To read Jane’s full research click here


Elizabeth is widely credited as one of the greatest post-war writers of food and cookery, influencing both contemporaries and later generations of chefs and cooks. She occupies a place somewhere between the gastronomic literature of earlier professional chefs and the cookbooks designed for domestic use. Professional chefs were generally male, such as Alexis Soyer who was a French celebrity chef in Victorian England. The books for domestic use, such as Mrs Beeton, were usually written by women.
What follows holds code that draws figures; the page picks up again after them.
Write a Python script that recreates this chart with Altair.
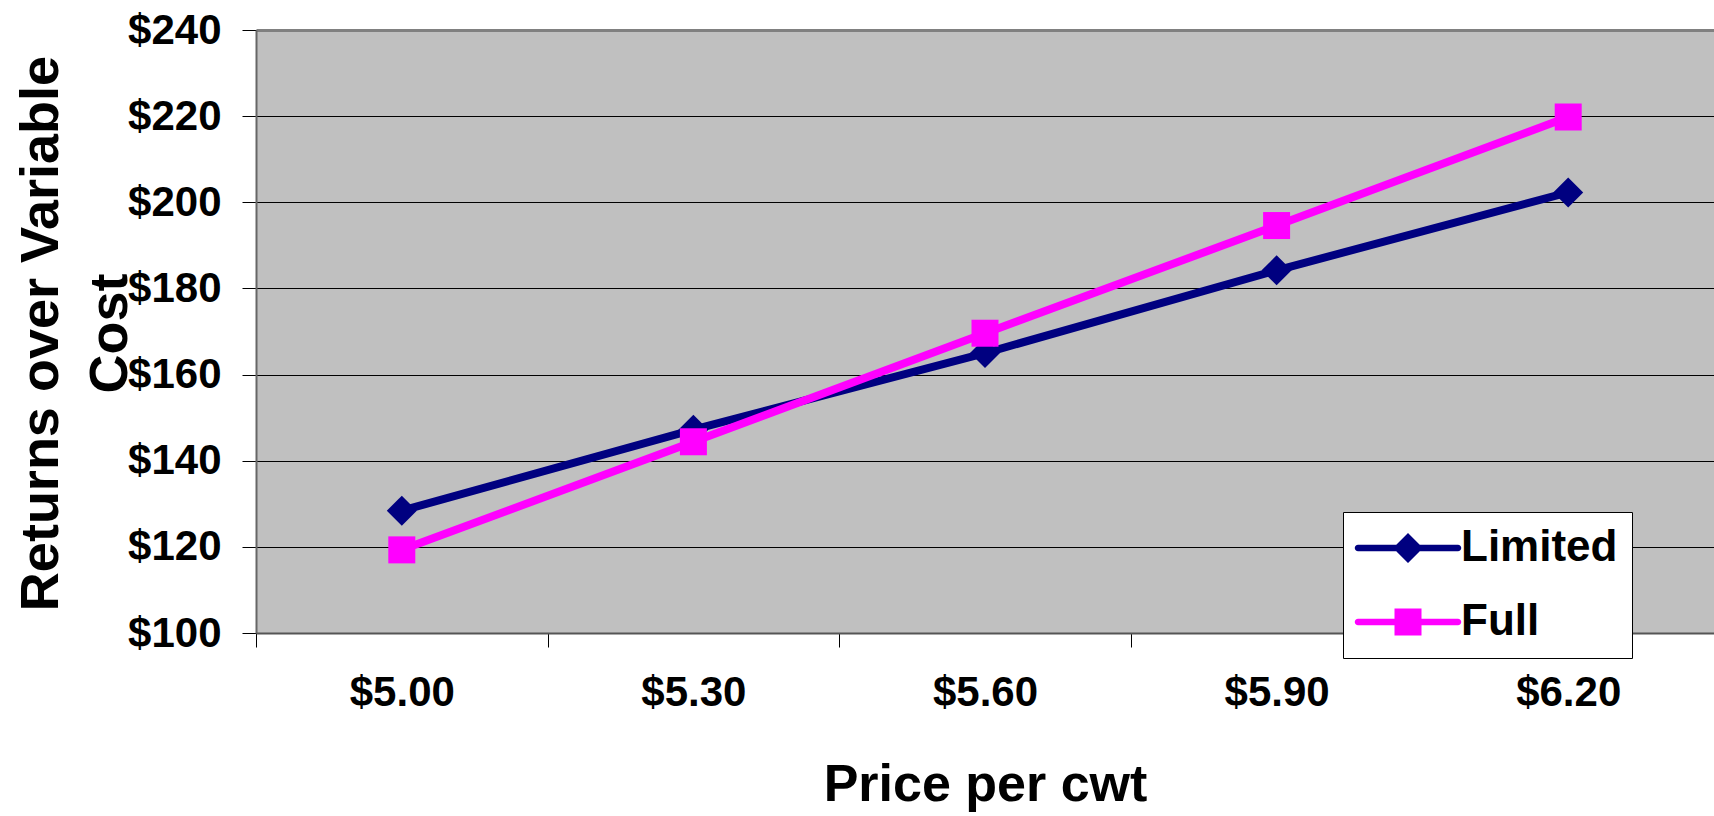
import altair as alt
import pandas as pd

prices = ["$5.00", "$5.30", "$5.60", "$5.90", "$6.20"]
series_names = ["Limited", "Full"]
limited = [128.4, 147.2, 165.0, 184.2, 202.3]
full = [119.3, 144.4, 169.6, 194.6, 219.8]
colors = ["#000080", "#FF00FF"]

rows = []
for i, p in enumerate(prices):
    rows.append({"price": p, "series": "Limited", "lg": "Limited", "value": limited[i], "order": i})
for i, p in enumerate(prices):
    rows.append({"price": p, "series": "Full", "lg": "Full", "value": full[i], "order": i})
df = pd.DataFrame(rows)

FONT = "Liberation Sans"

line_path = "M-3.33,-0.22H3.33A0.22,0.22 0 0 1 3.33,0.22H-3.33A0.22,0.22 0 0 1 -3.33,-0.22Z"
diamond_sym = line_path + " M-1,0L0,-1L1,0L0,1Z"
square_sym = line_path + " M-0.9,-0.9H0.9V0.9H-0.9Z"

x_enc = alt.X(
    "price:N",
    sort=prices,
    scale=alt.Scale(type="band", paddingInner=0, paddingOuter=0),
    axis=alt.Axis(
        title="Price per cwt",
        titleFont=FONT, titleFontSize=52, titleFontWeight="bold", titleColor="black",
        titleBaseline="alphabetic", titleY=167,
        labelFont=FONT, labelFontSize=42, labelFontWeight="bold", labelColor="black",
        labelPadding=25, labelAngle=0,
        tickBand="extent", tickSize=14, tickColor="#000000", tickWidth=1,
        domainColor="#555555", domainWidth=2,
        grid=False,
    ),
)

y_enc = alt.Y(
    "value:Q",
    scale=alt.Scale(domain=[100, 240], nice=False, zero=False),
    axis=alt.Axis(
        values=[100, 120, 140, 160, 180, 200, 220, 240],
        labelExpr="'$' + datum.value",
        title=["Returns over Variable", "Cost"],
        titleFont=FONT, titleFontSize=54, titleFontWeight="bold", titleColor="black",
        titleAngle=270, titleBaseline="alphabetic", titleAlign="center",
        titleX=-199, titleY=303, titleLineHeight=69,
        labelFont=FONT, labelFontSize=42, labelFontWeight="bold", labelColor="black",
        labelPadding=21,
        tickSize=14, tickColor="#000000", tickWidth=1,
        domainColor="#666666", domainWidth=2,
        grid=True,
        gridColor=alt.condition("datum.value == 240", alt.value("#808080"), alt.value("#000000")),
        gridWidth=alt.condition("datum.value == 240", alt.value(3), alt.value(1)),
    ),
)

base = alt.Chart(df)

lines = base.mark_line(strokeWidth=8).encode(
    x=x_enc, y=y_enc,
    color=alt.Color("series:N", scale=alt.Scale(domain=series_names, range=colors), legend=None),
    detail="series:N", order="order:Q",
)

points = base.mark_point(filled=True, opacity=1, strokeWidth=0).encode(
    x=x_enc,
    y=y_enc,
    color=alt.Color("series:N", scale=alt.Scale(domain=series_names, range=colors), legend=None),
    shape=alt.Shape("series:N", scale=alt.Scale(domain=series_names, range=["diamond", "square"]), legend=None),
    size=alt.Size("series:N", scale=alt.Scale(domain=series_names, range=[900, 729]), legend=None),
)

legend_props = dict(
    title=None, orient="none", legendX=1087, legendY=482,
    fillColor="white", strokeColor="black", padding=14,
    symbolSize=900, symbolOffset=29, labelOffset=31, rowPadding=30,
    symbolOpacity=1, symbolStrokeWidth=0,
    labelFont=FONT, labelFontSize=44, labelFontWeight="bold", labelColor="black",
    labelBaseline="middle",
)

legend_layer = base.transform_filter("datum.order < 0").mark_point(filled=True, strokeWidth=0).encode(
    color=alt.Color("lg:N", scale=alt.Scale(domain=series_names, range=colors), legend=alt.Legend(**legend_props)),
    shape=alt.Shape("lg:N", scale=alt.Scale(domain=series_names, range=[diamond_sym, square_sym]), legend=alt.Legend(**legend_props)),
)

chart = (
    alt.layer(lines, points, legend_layer)
    .resolve_scale(color="independent", shape="independent")
    .properties(
        width=1458, height=603,
        autosize=alt.AutoSizeParams(type="none"),
        padding={"left": 256, "top": 30, "right": 0, "bottom": 183},
        background="white",
        view=alt.ViewBackground(fill="#C0C0C0", stroke="transparent"),
    )
    .configure_view(fill="#C0C0C0", stroke="transparent")
)

chart.save("out.html", embed_options={"renderer": "svg", "actions": False})
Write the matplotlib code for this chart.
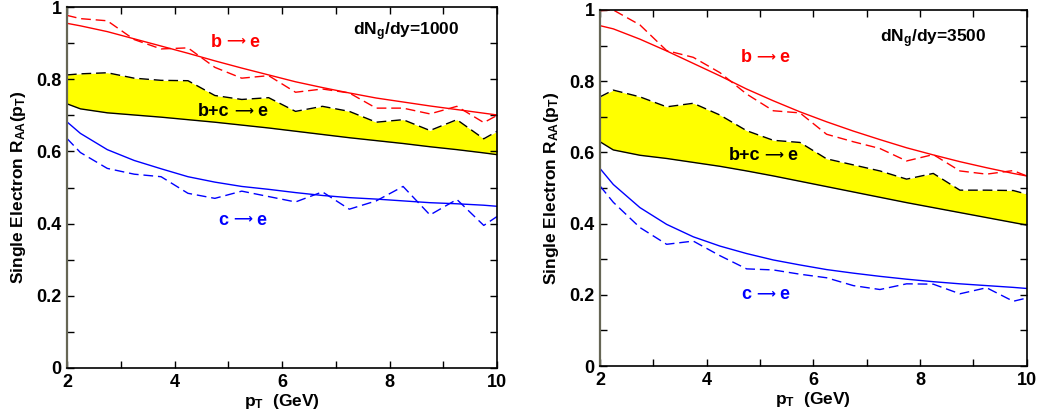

I hazard the opinion that this gender difference between professional and domestic cooking often persists today.

I have tried to find out if Elizabeth has influenced today’s cooks and asked my family, friends and acquaintances if they knew of her and her recipes. Some had never heard of her. Others, including some retired domestic science teachers, knew her name, but did not have her books or knowingly use her recipes. My late mother taught domestic science during the 1960s – 1970s and again did not have any Elizabeth David books, but she did have a couple of Robert Carrier’s. Another relative, a keen cook, has a well-used paperback edition of Summer Cooking, which falls open at the jam chapter.

In conclusion, Elizabeth David is widely regarded as one of the most important and influential post war cookery writers, who introduced the joys and flavours of the Mediterranean to a jaded British public still suffering from rationing. She went beyond the purely domestic cookbook, written by women for women, and produced literary works, previously the preserve of professional male chefs. She praised simplicity and the quality of ingredients, and emphasised the use of seasonal foods. She was ahead of her time when she turned her attention to cookery at home and showed that there was an important English tradition to be rediscovered.